Battery Thermal Management

Thermal Management

All batteries depend for their action on an electrochemical process whether charging or discharging and we know that these chemical reactions are in some way dependent on temperature. Nominal battery performance is usually specified for working temperatures somewhere in the + 20°C to +30°C range however the actual performance can deviate substantially from this if the battery is operated at higher or lower temperatures.

Arrhenius Law tells us that the rate at which a chemical reaction proceeds, increases exponentially as temperature. This allows more instantaneous power to be extracted from the battery at higher temperatures. At the same time, higher temperatures improve electron or ion mobility reducing the cell's internal impedance and increasing its capacity.

At the upper end of the scale, the high temperatures may also initiate unwanted or irreversible chemical reactions and loss of electrolyte which can cause permanent damage or complete failure of the battery. This in turn sets an upper temperature operating limit for the battery.

At the lower end of the scale, the electrolyte may freeze, setting a limit to low-temperature performance. But well above the freezing point of the electrolyte, battery performance starts to deteriorate as the rate of the chemical reaction is reduced. Even though a battery may be specified to work down to -20°C or -30°C the performance at 0°C and below may be seriously impaired.

Note also that the lower temperature working limit of a battery may be dependent on its State of Charge.
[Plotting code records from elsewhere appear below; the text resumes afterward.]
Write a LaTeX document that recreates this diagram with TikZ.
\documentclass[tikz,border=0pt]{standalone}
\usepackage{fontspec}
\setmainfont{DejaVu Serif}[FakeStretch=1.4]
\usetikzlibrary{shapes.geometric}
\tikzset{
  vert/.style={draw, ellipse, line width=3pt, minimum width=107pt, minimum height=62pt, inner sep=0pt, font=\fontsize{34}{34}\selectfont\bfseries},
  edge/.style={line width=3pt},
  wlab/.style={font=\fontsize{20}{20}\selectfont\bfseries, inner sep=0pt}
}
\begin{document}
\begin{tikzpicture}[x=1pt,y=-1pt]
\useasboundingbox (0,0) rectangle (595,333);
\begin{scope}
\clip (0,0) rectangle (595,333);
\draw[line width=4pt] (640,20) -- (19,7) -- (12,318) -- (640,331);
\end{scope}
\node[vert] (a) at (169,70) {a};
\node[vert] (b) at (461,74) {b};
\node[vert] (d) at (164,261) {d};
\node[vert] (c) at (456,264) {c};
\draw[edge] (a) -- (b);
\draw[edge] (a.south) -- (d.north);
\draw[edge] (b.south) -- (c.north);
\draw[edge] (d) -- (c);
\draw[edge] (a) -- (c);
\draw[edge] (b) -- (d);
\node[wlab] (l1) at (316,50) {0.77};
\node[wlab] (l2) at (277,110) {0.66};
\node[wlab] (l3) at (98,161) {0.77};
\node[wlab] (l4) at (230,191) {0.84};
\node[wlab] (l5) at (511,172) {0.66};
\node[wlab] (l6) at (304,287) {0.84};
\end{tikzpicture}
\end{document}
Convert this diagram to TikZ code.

In a Lead Acid battery for instance, as the battery is discharged the Sulphuric Acid electrolyte becomes increasingly diluted with water and its freezing point increases accordingly. Thus the battery must be kept within a limited operating temperature range so that both charge capacity and cycle life can be optimised. A practical system may therefore need both heating and cooling to keep it not just within the battery manufacturer's specified working limits, but within a more limited range to achieve optimal performance.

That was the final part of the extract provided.